The Obama administration is allocating $20 million for a new national program which will provide body cameras for law enforcement officers in approximately 50 police departments across the country. The grants come in the wake of a string of police misconduct cases, two of which were caught on camera in New York and South Carolina, where the respective suspects were killed.
The Department of Justice launched a “policing task force” in December 2014 in response to the Ferguson case, and in their report published March 2 the panel cited a study which suggested that policemen have nearly 90 percent fewer incidents of violence and 60 percent fewer complaints filed against them when they are wearing video recording devices.

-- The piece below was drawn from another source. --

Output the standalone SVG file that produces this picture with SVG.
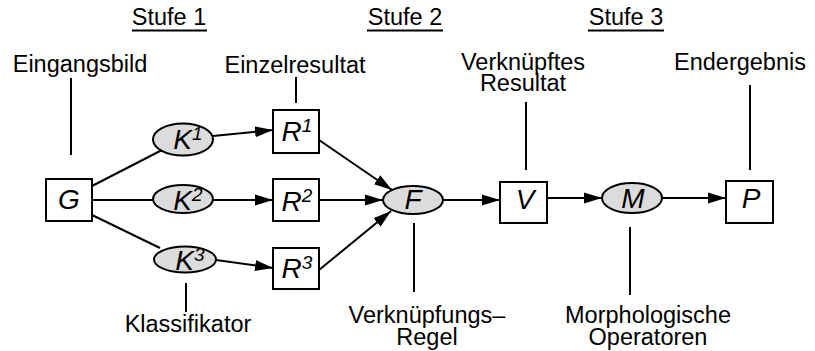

The program has the full support of new Attorney General Loretta Lynch who made the following statement Thursday:
“(The program is a) vital part of the Justice Department’s comprehensive efforts to equip law enforcement . . . with tools, support and training they need to the tackle the 21st century challenges we face.”
Even Hillary Clinton has jumped on the bandwagon, calling for mandatory body-cams in all law-enforcement agencies nation-wide in order to “improve transparency and accountability” and “help protect good people on both sides of the lens”.
The White House and Justice Department aren’t the only ones calling for more visual documentation of police practices. On Thursday, Mayor Ed Lee of San Francisco announced that he is requesting $6.6 million to put cameras on all city-officers to encourage both citizens and police to “behave better.”
According to the American Civil Liberties Union, 25 percent of law enforcement agencies across the country currently use body-cameras, but a large majority are still experimenting with the new technology to study it’s effectiveness.